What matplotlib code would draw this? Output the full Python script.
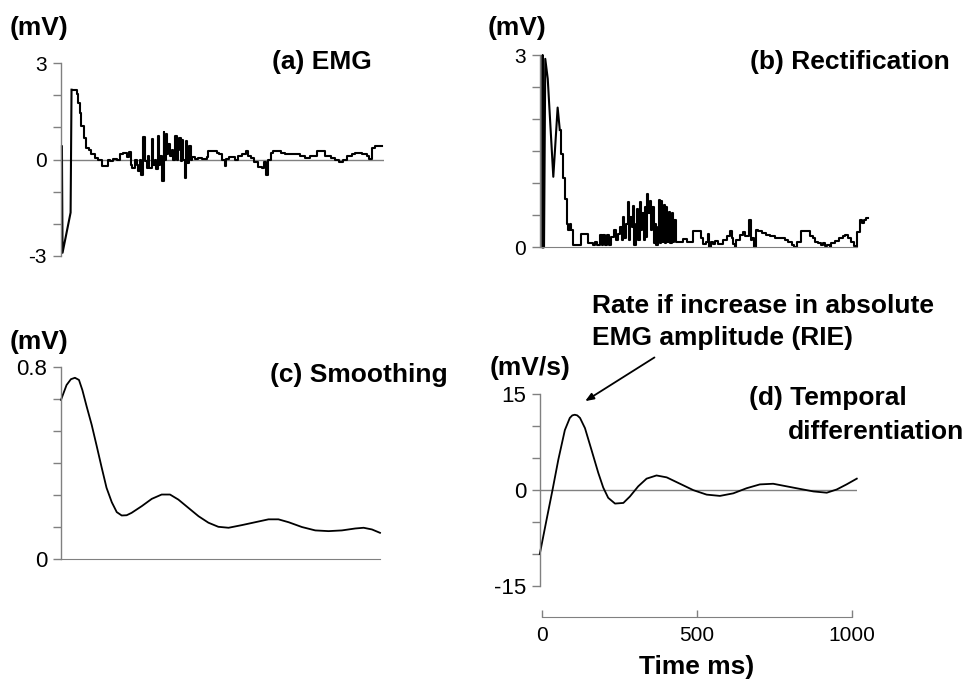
import numpy as np
import matplotlib
matplotlib.use("Agg")
import matplotlib.pyplot as plt

plt.rcParams["font.family"] = ["Liberation Sans", "DejaVu Sans"]

# =========================
# DATA
# =========================
# (a) raw EMG, mV: straight-line onset, then step trace
emg_head_t = [3, 3.5, 5, 31, 34]
emg_head_v = [0.41, -0.5, -2.9, -1.65, 2.17]
emg_t = [34, 53, 56,
         60, 66, 73, 81, 89, 97, 110, 120, 131, 151,
         158, 169, 180, 191, 201, 212, 220, 226, 230, 239,
         244, 250, 255, 258, 264, 266, 271, 277, 282, 285,
         293, 296, 302, 307, 312, 317, 321, 325, 331, 334,
         338, 342, 347, 352, 358, 363, 368, 373, 377, 381,
         386, 390, 395, 400, 403, 408, 414, 419, 424, 433,
         444, 455, 471, 476, 503, 510, 519, 528, 532, 541,
         562, 573, 584, 597, 603, 614, 624, 635, 648, 657,
         662, 670, 678, 686, 711, 724, 772, 788, 804, 826,
         851, 872, 885, 898, 912, 923, 939, 950, 971, 987,
         996, 1004, 1014, 1036]
emg_v = [2.17, 2.05, 1.77,
         1.46, 1.03, 0.67, 0.37, 0.31, 0.16, 0.05, 0.0, -0.19, 0.0,
         -0.05, 0.02, -0.03, 0.16, 0.2, 0.08, 0.23, -0.16, -0.26, 0.0,
         -0.16, -0.36, 0.0, -0.47, 0.05, 0.70, -0.05, -0.26, 0.1, -0.26,
         0.64, -0.16, 0.0, -0.31, 0.74, -0.16, 0.1, -0.67, 0.85, 0.0,
         0.78, 0.16, 0.47, 0.1, 0.31, 0.0, 0.72, 0.0, 0.31, 0.67,
         -0.05, 0.62, 0.0, -0.57, 0.57, -0.1, 0.41, 0.0, 0.08, 0.02,
         0.05, 0.02, 0.08, 0.26, 0.2, 0.16, 0.0, -0.21, 0.02, 0.08,
         0.0, 0.12, 0.18, 0.26, 0.12, 0.05, -0.08, -0.24, -0.26, -0.08,
         -0.47, 0.0, 0.2, 0.26, 0.2, 0.18, 0.12, 0.05, 0.1, 0.26,
         0.12, 0.05, -0.02, -0.08, 0.0, 0.1, 0.16, 0.2, 0.16, 0.1,
         0.02, 0.36, 0.43, 0.43]

# (b) rectified EMG, mV: straight-line onset, then step trace
rect_head_t = [8, 8.6, 9.4, 13, 17, 25, 43, 57, 64]
rect_head_v = [0.0, 3.0, 0.0, 0.0, 2.94, 2.63, 1.10, 2.18, 1.83]
rect_t = [64, 68, 74, 82, 87, 92, 96, 100, 106, 132,
          156, 172,
          178, 183, 194, 199, 205, 210, 215, 223, 231, 240,
          244, 251, 258, 264, 269, 272, 277, 283, 287, 292,
          296, 302, 305, 309, 313, 318, 323, 326, 331, 335,
          339, 342, 346, 350, 354, 359, 363, 367, 372, 376,
          380, 384, 388, 391, 395, 400, 404, 408, 412, 417,
          421, 425, 430, 434, 438, 463, 474, 495, 520, 528,
          538, 544, 547, 552, 560, 565, 576, 592, 603, 614,
          619, 625, 630, 635, 646, 657, 664, 676, 682, 686,
          691, 697, 705, 716, 729, 743, 759, 791, 802, 813,
          821, 829, 843, 872, 883, 890, 899, 908, 915, 921,
          929, 937, 942, 953, 966, 980, 985, 994, 1005, 1015,
          1022, 1026, 1034, 1039, 1048, 1055, 1059]
rect_v = [1.83, 1.46, 1.08, 0.76, 0.37, 0.27, 0.37, 0.27, 0.04, 0.20,
          0.06, 0.03,
          0.08, 0.03, 0.19, 0.03, 0.19, 0.03, 0.19, 0.03, 0.16, 0.27,
          0.11, 0.21, 0.32, 0.11, 0.47, 0.14, 0.37, 0.71, 0.11, 0.47,
          0.32, 0.64, 0.03, 0.37, 0.59, 0.11, 0.71, 0.27, 0.53, 0.11,
          0.63, 0.16, 0.83, 0.53, 0.73, 0.27, 0.63, 0.06, 0.37, 0.03,
          0.32, 0.74, 0.06, 0.73, 0.08, 0.66, 0.06, 0.63, 0.08, 0.55,
          0.07, 0.53, 0.08, 0.42, 0.08, 0.13, 0.08, 0.25, 0.14, 0.05,
          0.09, 0.21, 0.01, 0.09, 0.05, 0.10, 0.05, 0.11, 0.17, 0.26,
          0.14, 0.05, 0.0, 0.11, 0.19, 0.24, 0.17, 0.43, 0.11, 0.14,
          0.0, 0.27, 0.26, 0.22, 0.19, 0.17, 0.14, 0.11, 0.09, 0.04,
          0.0, 0.09, 0.26, 0.17, 0.14, 0.09, 0.07, 0.04, 0.06, 0.02,
          0.04, 0.01, 0.06, 0.10, 0.14, 0.17, 0.19, 0.14, 0.09, 0.02,
          0.0, 0.24, 0.43, 0.38, 0.42, 0.45, 0.45]

# (c) smoothed EMG, mV
smooth_t = [0, 4, 18, 32, 45, 58, 69, 83, 99, 115,
            131, 147, 164, 180, 196, 212, 228, 261, 293, 325,
            352, 379, 411, 444, 476, 508, 541, 584, 627, 670,
            702, 735, 778, 821, 864, 907, 950, 977, 1004, 1030]
smooth_v = [0.662, 0.676, 0.724, 0.748, 0.754, 0.745, 0.703, 0.634, 0.559, 0.472,
            0.383, 0.297, 0.237, 0.196, 0.182, 0.183, 0.193, 0.221, 0.251, 0.269,
            0.269, 0.248, 0.214, 0.179, 0.152, 0.135, 0.131, 0.142, 0.154, 0.166,
            0.166, 0.154, 0.134, 0.120, 0.117, 0.120, 0.128, 0.131, 0.124, 0.110]

# (d) temporal derivative, mV/s
diff_t = [-8, 14, 33, 52, 73, 89, 97, 105, 113, 122, 138, 159,
          181, 197, 213, 235, 262, 283, 310, 337, 369, 402,
          445, 488, 531, 574, 617, 660, 703, 746, 789, 832,
          876, 919, 951, 983, 1016]
diff_v = [-10.0, -4.6, 0.0, 4.8, 9.4, 11.3, 11.7, 11.8, 11.7, 11.3, 9.7, 6.3,
          2.7, 0.4, -1.2, -2.1, -2.0, -1.0, 0.6, 1.8, 2.3, 2.0,
          1.0, 0.0, -0.7, -0.9, -0.5, 0.3, 0.9, 1.0, 0.6, 0.2,
          -0.2, -0.4, 0.1, 0.9, 1.8]

# tick labels
emg_ticks = [-3, -2, -1, 0, 1, 2, 3]
emg_labels = ["-3", "", "", "0", "", "", "3"]
rect_ticks = [0, 0.5, 1, 1.5, 2, 2.5, 3]
rect_labels = ["0", "", "", "", "", "", "3"]
smooth_ticks = [0, 0.8 / 6, 1.6 / 6, 2.4 / 6, 3.2 / 6, 4.0 / 6, 0.8]
smooth_labels = ["0", "", "", "", "", "", "0.8"]
diff_ticks = [-15, -10, -5, 0, 5, 10, 15]
diff_labels = ["-15", "", "", "0", "", "", "15"]
time_ticks = [0, 500, 1000]
time_labels = ["0", "500", "1000"]

W, H = 977, 683
GRAY = "#808080"
BOLD = 19

fig = plt.figure(figsize=(W / 100, H / 100), dpi=100)


def px_axes(left, top, right, bottom):
    return fig.add_axes([left / W, 1 - bottom / H, (right - left) / W, (bottom - top) / H])


def style_y(ax, ticks, labels, size):
    for s in ["top", "right", "bottom"]:
        ax.spines[s].set_visible(False)
    ax.spines["left"].set_color(GRAY)
    ax.spines["left"].set_linewidth(1.0)
    ax.set_yticks(ticks)
    ax.set_yticklabels(labels, fontsize=size)
    ax.tick_params(axis="y", length=5.5, width=1.0, color=GRAY, pad=4.5)
    ax.set_xticks([])
    ax.patch.set_alpha(0)


def ftext(x, y, s, **kw):
    fig.text(x / W, 1 - y / H, s, fontweight="bold", fontsize=BOLD, va="center", **kw)


# =========================
# (a) EMG
# =========================
ax = px_axes(61, 63, 384, 256)
ax.set_xlim(0, 1043)
ax.set_ylim(-3, 3)
ax.axhline(0, color=GRAY, lw=1.0)
ax.plot(emg_head_t, emg_head_v, color="black", lw=1.5, clip_on=False)
ax.step(emg_t, emg_v, where="post", color="black", lw=1.5, clip_on=False)
style_y(ax, emg_ticks, emg_labels, 15)

# =========================
# (b) Rectification
# =========================
ax = px_axes(540, 55, 868, 247.3)
ax.set_xlim(0, 1060)
ax.set_ylim(0, 3)
ax.plot(rect_head_t, rect_head_v, color="black", lw=1.5, clip_on=False)
ax.step(rect_t, rect_v, where="post", color="black", lw=1.5, clip_on=False)
style_y(ax, rect_ticks, rect_labels, 15)
ax.spines["bottom"].set_visible(True)
ax.spines["bottom"].set_color(GRAY)
ax.spines["bottom"].set_bounds(0, 1024)

# =========================
# (c) Smoothing
# =========================
ax = px_axes(61, 366.7, 380, 559.3)
ax.set_xlim(0, 1030)
ax.set_ylim(0, 0.8)
ax.plot(smooth_t, smooth_v, color="black", lw=1.3, clip_on=False,
        solid_joinstyle="round")
style_y(ax, smooth_ticks, smooth_labels, 16)
ax.spines["bottom"].set_visible(True)
ax.spines["bottom"].set_color(GRAY)

# =========================
# (d) Temporal differentiation
# =========================
ax = px_axes(540, 394.3, 857.4, 586)
ax.set_xlim(-7.3, 1018)
ax.set_ylim(-15, 15)
ax.axhline(0, color=GRAY, lw=1.0)
ax.plot(diff_t, diff_v, color="black", lw=1.3, clip_on=False,
        solid_joinstyle="round")
style_y(ax, diff_ticks, diff_labels, 16)
ax.spines["bottom"].set_visible(True)
ax.spines["bottom"].set_color(GRAY)
ax.spines["bottom"].set_position(("outward", 22))
ax.spines["bottom"].set_bounds(0, 1000)
ax.set_xticks(time_ticks)
ax.set_xticklabels(time_labels, fontsize=15)
ax.tick_params(axis="x", direction="in", length=5, width=1.0, color=GRAY, pad=7)
ax.annotate("", xy=(131, 13.7), xytext=(370, 21.0), annotation_clip=False,
            arrowprops=dict(arrowstyle="-|>,head_length=0.5,head_width=0.2",
                            color="black", lw=1.3))

# =========================
# TEXT
# =========================
ftext(10, 28, "(mV)")
ftext(272, 62, "(a) EMG")
ftext(488, 28, "(mV)")
ftext(750, 62, "(b) Rectification")
ftext(10, 342, "(mV)")
ftext(270, 375, "(c) Smoothing")
ftext(592, 306, "Rate if increase in absolute")
ftext(592, 338, "EMG amplitude (RIE)")
ftext(490, 368, "(mV/s)")
ftext(749, 398, "(d) Temporal")
ftext(788, 432, "differentiation")
ftext(697, 667, "Time ms)", ha="center")

fig.savefig("out.png", dpi=100)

───

Report only how many lines in the listing contain the string "matplotlib".

4